By Travis Weger
The European starling is an invasive species that destroys crops and causes a number of problems for military bases, utilities and farmers. Sierra Nevada employees learned exactly how pesky these birds could be when they took up residence at Maxwell Substation in Colusa County, California.
According to Time magazine, European starlings gather in flocks as large as 1 million birds and collectively consume up to 20 tons of potatoes in one day. Their droppings also carry several infectious diseases.
Partners in Flight, an organization dedicated to landbird conservation, estimates there are around 50 million European starlings in North America, making them a common pest with impacts that are difficult to mitigate.
For more than 13 years, Maxwell Substation struggled with these impacts.

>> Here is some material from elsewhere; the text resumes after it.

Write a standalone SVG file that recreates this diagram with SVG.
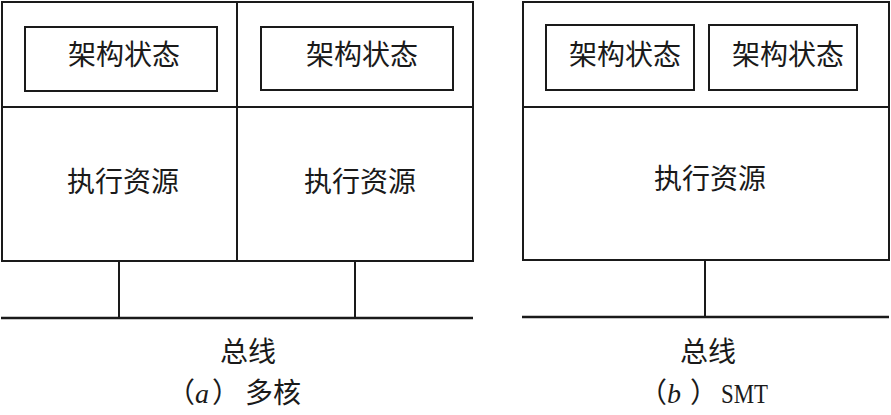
<svg xmlns="http://www.w3.org/2000/svg" width="891" height="415" viewBox="0 0 891 415">
<style>
.box{fill:#fff;stroke:#1a1a1a;stroke-width:2}
.ln{stroke:#1a1a1a;stroke-width:2;fill:none}
.bus{stroke:#1a1a1a;stroke-width:2.5;fill:none}
.t{font-family:"Noto Sans CJK SC","Noto Sans",sans-serif;font-size:28px;fill:#1a1a1a}
.lat{font-family:"Liberation Serif",serif;fill:#1a1a1a}
</style>
<rect x="0" y="0" width="891" height="415" fill="#fff"/>
<g id="core-a1">
<rect class="box" x="2" y="2" width="235" height="259"/>
<line class="ln" x1="2" y1="107" x2="237" y2="107"/>
<rect class="box" x="25" y="27" width="192" height="64"/>
<text class="t" x="68" y="65">架构状态</text>
<text class="t" x="67" y="192">执行资源</text>
</g>
<g id="core-a2">
<rect class="box" x="237" y="2" width="236" height="259"/>
<line class="ln" x1="237" y1="107" x2="473" y2="107"/>
<rect class="box" x="261" y="27" width="192" height="63"/>
<text class="t" x="306" y="65">架构状态</text>
<text class="t" x="304" y="192">执行资源</text>
</g>
<g id="smt-core">
<rect class="box" x="523" y="2" width="366" height="258"/>
<line class="ln" x1="523" y1="107" x2="889" y2="107"/>
<rect class="box" x="546" y="25" width="148" height="65"/>
<text class="t" x="569" y="65">架构状态</text>
<rect class="box" x="709" y="25" width="148" height="65"/>
<text class="t" x="732" y="65">架构状态</text>
<text class="t" x="654" y="189">执行资源</text>
</g>
<g id="connectors">
<line class="ln" x1="119" y1="261" x2="119" y2="318"/>
<line class="ln" x1="355" y1="261" x2="355" y2="318"/>
<line class="bus" x1="1" y1="318" x2="473" y2="318"/>
<line class="ln" x1="705" y1="260" x2="705" y2="317"/>
<line class="bus" x1="522" y1="317" x2="889" y2="317"/>
</g>
<g id="labels">
<text class="t" x="220" y="362">总线</text>
<text class="t" x="680" y="362">总线</text>
<text class="t" y="403"><tspan x="167">（</tspan><tspan class="lat" x="195" font-style="italic">a</tspan><tspan x="212">）</tspan><tspan x="245">多核</tspan></text>
<text class="t" y="403"><tspan x="639">（</tspan><tspan class="lat" x="667" font-style="italic">b</tspan><tspan x="690">）</tspan></text>
<text class="lat" x="721" y="403" font-size="27" textLength="47" lengthAdjust="spacingAndGlyphs">SMT</text>
</g>
</svg>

As many as 10,000 European starlings were roosting overnight between October and April in the capacitor banks. When their droppings accumulated on or above the equipment, rain would wash the droppings into the insulators, increasing the potential for arcing and damage such as exploding capacitors and insulator degradation.
This compromised the stability and reliability of the substation. The excessive droppings even caused power outages, which were necessary for the cleaning of the fecal slicks from the equipment, and posed a health hazard to employees during cleanup and maintenance activities.
Close proximity to food, birdhouse-like equipment configurations and protection from predators are some perceived attractants of Maxwell capacitor banks for European starlings looking for a place to spend the night. In particular, though, the heat generated by the equipment made Maxwell Substation attractive to the birds, especially in the winter.
The equipment may have kept them warm, but it certainly wasn't safe for starlings.
In 2012, about 400 of these birds were fried when their droppings caused a flashover that destroyed equipment and resulted in another unplanned outage. This was not a one-off problem, either; from that year forward, the starlings caused between one and eight outages for Maxwell Substation every winter.
A mixture of solutions
Biologists Tish Saare and Mike Prowatzke tried several different methods of repelling the starlings.
Their approaches included using a "squawk box," which reproduces a sound birds use to warn each other of a dangerous area, and reflective bird deflectors.
These were not successful.
They also installed peaked slides, which were intended to deflect feces from the equipment but did not ultimately solve the problem. Neither did their attempt to purchase protective coverings for the diagonal insulators, as the team could not find a manufacturer that was able to make custom covers for the insulators that would not compromise system integrity.
"We've had some novel solutions proposed, including visual deterrent lasers and the deployment of falcons," said Prowatzke. "But not falcons with lasers."
Finding a permanent solution ended up requiring some research.
"We contacted other utilities in the area for solutions on bird deterrents," said Saare. "They recommended methyl anthranilate."
Methyl anthranilate is a food-grade, FDA-approved chemical derivative that is safe for people, animals and equipment. In fact, it is used as grape flavoring in Kool-Aid, candy and soft drinks.
The grape-like scent is unpleasant to the European starlings and discourages them from returning.
The team used a handheld fogger resembling a leaf blower to mist the area with methyl anthranilate, but this did not prove to be a viable long-term solution.
One major issue with the handheld fogger was that somebody had to be present to operate it.
"The handheld machine is great when there is someone present in the yard," explained Biologist Tim Langer, who the team contacted for assistance. "For long-term use, we needed a mounted device. One that could produce a lighter mist that isn't blown away as easily by the wind. One programmable for dispersing throughout the day, each and every day, and especially when scout flocks are scoping out the capacitor banks."
After a tip from Environmental Protection Specialist Andrea Severson, Langer discovered an automated mister that dispersed the methyl anthranilate much more effectively.
Flipping the birds
This system has so far proven to be a viable solution. The team installed three automated misters at Maxwell Substation between August and September 2017, programming them to run for extended periods.
The scout flocks, which scope out potential roosting areas before the rest of the European starlings follow, were expected to start arriving in October, but the fog successfully repelled them.
Keeping the scout flocks away – or, rather, encouraging them to scout elsewhere – has ultimately proven to mark the difference between success and failure. In fact, there were zero bird-related outages the following winter and the capacitor banks, insulators and other substation equipment no longer require power washing to remove bird feces.
The solution was not only a success, but it came in under budget. It also avoids lost revenue through potential outages, increases the safety of personnel and reinforces the reliability of the bulk electric system.
Rumors that it has increased a Kool-Aid craving for nearby employees have yet to be substantiated.
Droppings from European starlings coat substation equipment at Maxwell Substation in northern California. Too many droppings
could result in outages. Electricians and biologists use grape flavoring to discourage birds from roosting at the substation.